_Records for the exercise_:
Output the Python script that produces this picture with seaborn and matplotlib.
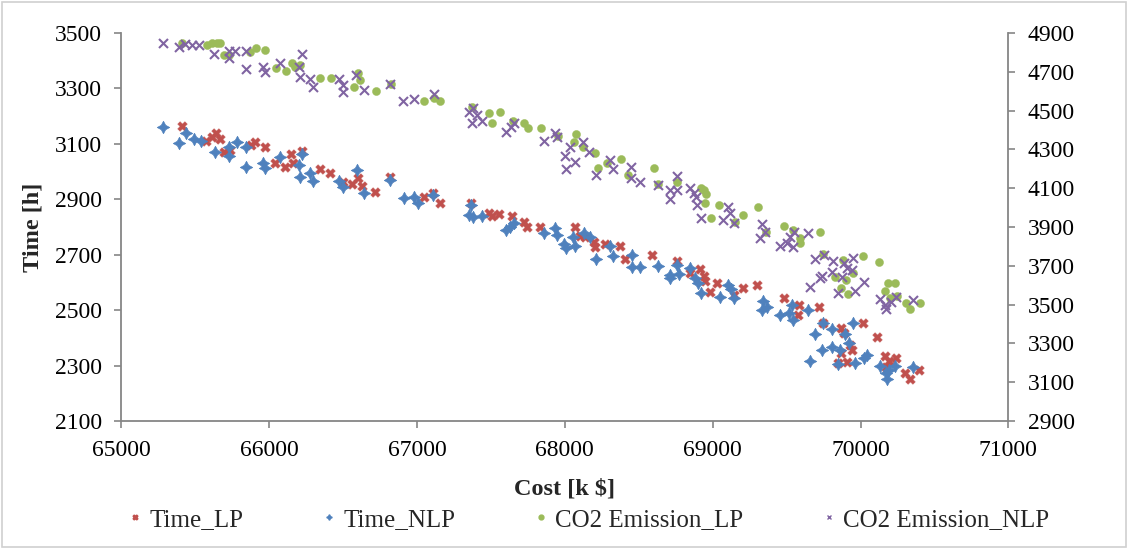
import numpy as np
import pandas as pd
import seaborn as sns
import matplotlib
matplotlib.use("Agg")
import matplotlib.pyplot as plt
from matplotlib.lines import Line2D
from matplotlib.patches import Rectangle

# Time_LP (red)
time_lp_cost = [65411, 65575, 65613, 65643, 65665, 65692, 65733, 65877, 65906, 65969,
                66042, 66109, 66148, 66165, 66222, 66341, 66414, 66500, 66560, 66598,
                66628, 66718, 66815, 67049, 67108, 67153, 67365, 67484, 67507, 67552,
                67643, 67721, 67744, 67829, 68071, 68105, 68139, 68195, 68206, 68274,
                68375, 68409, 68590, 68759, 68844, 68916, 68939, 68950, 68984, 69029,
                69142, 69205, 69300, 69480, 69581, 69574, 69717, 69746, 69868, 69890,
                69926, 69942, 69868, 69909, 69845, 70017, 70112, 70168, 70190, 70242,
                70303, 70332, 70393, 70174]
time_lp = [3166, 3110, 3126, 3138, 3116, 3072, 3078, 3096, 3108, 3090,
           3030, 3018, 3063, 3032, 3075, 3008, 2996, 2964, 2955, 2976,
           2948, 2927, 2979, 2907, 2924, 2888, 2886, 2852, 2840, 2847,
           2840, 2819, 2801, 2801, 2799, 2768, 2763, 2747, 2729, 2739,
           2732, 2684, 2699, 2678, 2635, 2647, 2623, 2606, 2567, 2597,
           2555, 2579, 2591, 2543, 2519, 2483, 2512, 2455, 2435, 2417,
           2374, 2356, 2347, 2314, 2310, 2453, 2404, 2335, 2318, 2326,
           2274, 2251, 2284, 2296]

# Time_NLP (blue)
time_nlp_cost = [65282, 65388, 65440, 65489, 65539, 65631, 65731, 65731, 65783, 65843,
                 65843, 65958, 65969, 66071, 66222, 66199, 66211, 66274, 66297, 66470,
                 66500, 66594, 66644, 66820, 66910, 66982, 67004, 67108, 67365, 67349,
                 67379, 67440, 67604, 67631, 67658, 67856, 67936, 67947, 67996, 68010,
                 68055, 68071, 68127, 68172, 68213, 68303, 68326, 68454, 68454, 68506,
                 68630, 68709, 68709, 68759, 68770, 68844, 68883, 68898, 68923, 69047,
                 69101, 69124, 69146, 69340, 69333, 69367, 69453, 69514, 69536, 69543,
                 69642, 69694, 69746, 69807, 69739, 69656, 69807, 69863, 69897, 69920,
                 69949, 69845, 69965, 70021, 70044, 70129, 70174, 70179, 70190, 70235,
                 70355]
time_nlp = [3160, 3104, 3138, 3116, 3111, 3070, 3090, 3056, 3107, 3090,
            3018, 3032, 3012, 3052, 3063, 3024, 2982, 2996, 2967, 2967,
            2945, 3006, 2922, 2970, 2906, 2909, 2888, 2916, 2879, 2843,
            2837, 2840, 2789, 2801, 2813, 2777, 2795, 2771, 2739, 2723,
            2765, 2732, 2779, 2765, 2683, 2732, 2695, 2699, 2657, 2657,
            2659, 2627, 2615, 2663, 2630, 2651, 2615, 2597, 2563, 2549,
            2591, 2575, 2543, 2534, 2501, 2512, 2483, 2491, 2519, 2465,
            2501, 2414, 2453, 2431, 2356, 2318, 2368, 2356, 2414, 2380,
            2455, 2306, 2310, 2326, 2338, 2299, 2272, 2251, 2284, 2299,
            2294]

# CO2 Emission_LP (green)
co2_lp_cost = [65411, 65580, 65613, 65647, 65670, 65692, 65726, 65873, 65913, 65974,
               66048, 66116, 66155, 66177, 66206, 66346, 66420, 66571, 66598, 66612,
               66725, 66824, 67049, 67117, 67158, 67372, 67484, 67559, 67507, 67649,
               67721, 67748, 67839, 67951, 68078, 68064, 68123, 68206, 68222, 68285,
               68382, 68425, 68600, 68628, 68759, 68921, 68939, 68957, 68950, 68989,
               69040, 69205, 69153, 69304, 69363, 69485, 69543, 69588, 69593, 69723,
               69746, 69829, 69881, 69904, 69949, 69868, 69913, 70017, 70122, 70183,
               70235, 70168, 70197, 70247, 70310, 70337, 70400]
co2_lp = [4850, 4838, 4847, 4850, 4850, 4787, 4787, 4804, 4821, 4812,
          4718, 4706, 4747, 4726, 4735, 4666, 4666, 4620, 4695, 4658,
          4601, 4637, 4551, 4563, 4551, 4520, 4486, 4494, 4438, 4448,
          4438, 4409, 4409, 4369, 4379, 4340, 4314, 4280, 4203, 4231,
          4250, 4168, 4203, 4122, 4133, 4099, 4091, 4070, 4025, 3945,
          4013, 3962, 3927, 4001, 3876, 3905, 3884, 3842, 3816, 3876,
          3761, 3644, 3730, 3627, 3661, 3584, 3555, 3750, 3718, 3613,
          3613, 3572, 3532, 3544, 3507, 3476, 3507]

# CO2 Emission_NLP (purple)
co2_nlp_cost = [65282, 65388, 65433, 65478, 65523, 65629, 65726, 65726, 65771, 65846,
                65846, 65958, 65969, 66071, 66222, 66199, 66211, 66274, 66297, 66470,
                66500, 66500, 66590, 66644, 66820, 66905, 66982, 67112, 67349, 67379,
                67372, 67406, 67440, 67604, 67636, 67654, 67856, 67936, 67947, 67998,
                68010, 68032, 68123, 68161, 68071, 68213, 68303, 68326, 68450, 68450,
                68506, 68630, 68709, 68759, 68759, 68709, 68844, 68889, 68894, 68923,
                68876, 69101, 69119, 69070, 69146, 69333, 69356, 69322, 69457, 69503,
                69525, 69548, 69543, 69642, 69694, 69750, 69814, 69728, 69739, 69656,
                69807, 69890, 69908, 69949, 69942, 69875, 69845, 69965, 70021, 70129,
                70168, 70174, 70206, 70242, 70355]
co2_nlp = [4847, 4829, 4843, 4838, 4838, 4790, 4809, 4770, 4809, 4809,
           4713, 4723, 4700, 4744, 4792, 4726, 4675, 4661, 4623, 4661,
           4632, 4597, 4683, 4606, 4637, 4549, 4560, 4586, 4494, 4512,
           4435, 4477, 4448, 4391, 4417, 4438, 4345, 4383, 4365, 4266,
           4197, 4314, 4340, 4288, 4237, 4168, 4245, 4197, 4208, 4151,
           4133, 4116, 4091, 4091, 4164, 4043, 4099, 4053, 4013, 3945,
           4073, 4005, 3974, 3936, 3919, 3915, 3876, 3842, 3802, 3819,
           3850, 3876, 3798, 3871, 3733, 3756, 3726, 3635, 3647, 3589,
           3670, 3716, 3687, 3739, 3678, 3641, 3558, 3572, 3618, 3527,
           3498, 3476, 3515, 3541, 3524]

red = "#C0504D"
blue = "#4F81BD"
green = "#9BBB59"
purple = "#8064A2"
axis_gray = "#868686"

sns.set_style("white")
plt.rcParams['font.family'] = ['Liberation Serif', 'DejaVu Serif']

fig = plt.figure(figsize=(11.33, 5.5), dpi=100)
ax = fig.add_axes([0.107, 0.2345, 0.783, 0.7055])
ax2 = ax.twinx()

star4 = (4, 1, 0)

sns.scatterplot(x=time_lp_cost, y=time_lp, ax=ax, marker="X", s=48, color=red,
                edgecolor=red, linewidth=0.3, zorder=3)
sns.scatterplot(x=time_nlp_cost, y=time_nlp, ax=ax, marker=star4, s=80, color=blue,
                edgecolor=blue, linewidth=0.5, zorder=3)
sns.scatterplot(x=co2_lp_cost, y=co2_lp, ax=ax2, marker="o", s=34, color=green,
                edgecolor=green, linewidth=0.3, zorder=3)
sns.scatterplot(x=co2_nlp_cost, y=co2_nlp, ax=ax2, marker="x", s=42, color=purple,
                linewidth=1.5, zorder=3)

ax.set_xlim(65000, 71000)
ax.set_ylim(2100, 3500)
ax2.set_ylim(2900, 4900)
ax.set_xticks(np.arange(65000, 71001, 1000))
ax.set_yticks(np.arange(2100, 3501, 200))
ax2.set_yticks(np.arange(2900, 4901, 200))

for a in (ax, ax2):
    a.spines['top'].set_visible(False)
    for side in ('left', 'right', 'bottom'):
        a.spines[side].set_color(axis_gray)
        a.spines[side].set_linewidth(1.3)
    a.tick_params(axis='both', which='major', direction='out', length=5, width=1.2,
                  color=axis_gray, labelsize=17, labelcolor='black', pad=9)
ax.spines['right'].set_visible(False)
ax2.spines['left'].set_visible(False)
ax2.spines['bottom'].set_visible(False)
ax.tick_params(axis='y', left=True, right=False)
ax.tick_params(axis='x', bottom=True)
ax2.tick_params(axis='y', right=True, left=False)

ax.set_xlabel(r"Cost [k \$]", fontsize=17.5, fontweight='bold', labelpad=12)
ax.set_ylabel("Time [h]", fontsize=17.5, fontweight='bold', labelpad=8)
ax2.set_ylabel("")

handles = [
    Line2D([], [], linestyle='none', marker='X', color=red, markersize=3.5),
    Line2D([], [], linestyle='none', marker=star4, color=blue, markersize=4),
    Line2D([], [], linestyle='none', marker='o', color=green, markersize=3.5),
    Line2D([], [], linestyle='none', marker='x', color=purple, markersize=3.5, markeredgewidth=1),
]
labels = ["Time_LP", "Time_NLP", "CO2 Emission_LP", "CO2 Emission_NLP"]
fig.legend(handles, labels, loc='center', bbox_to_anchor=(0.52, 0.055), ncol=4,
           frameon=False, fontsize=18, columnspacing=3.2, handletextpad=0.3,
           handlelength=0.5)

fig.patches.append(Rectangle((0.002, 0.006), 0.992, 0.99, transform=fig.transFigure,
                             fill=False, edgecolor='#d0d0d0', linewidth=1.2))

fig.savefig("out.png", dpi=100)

---

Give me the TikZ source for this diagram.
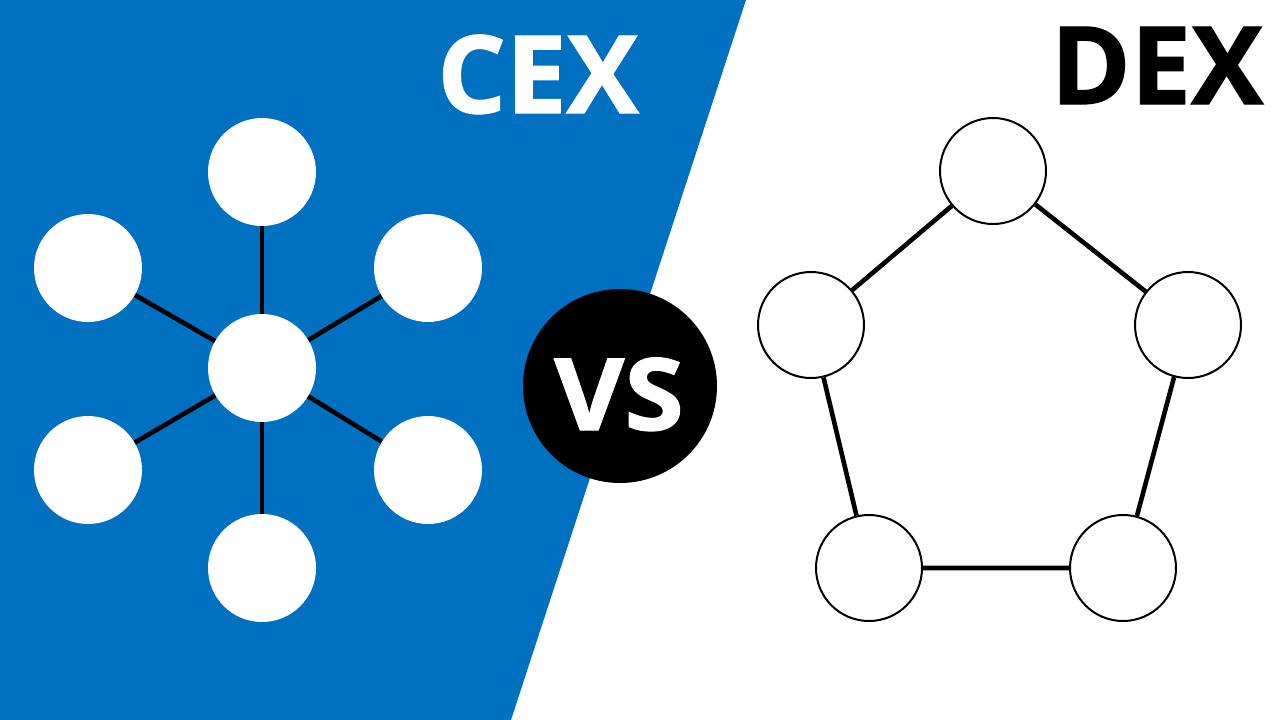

==

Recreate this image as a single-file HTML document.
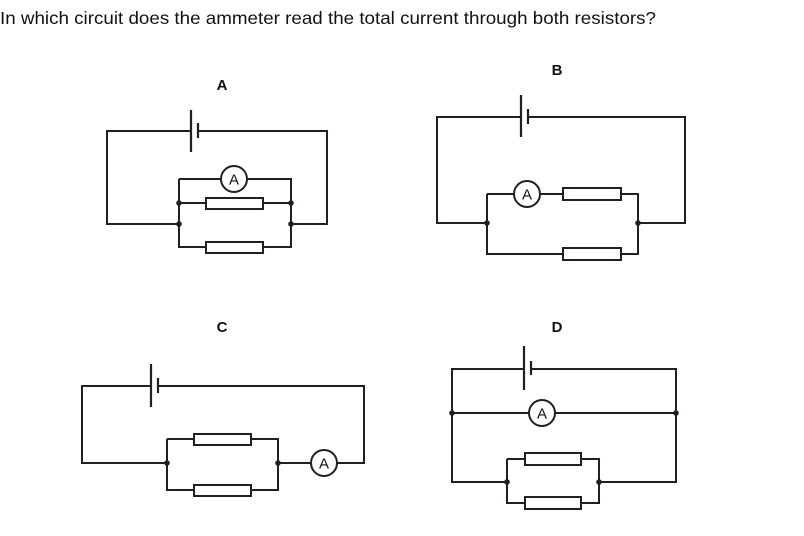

_Exercise goal_:
Extract, without any images, the part of the material above that opens with the line containing "Output the Python" and closes with the line containing "from matplotlib.patches import Rectangle", both lines included.

_Written solution_:
Output the Python script that produces this picture with seaborn and matplotlib.
import numpy as np
import pandas as pd
import seaborn as sns
import matplotlib
matplotlib.use("Agg")
import matplotlib.pyplot as plt
from matplotlib.lines import Line2D
from matplotlib.patches import Rectangle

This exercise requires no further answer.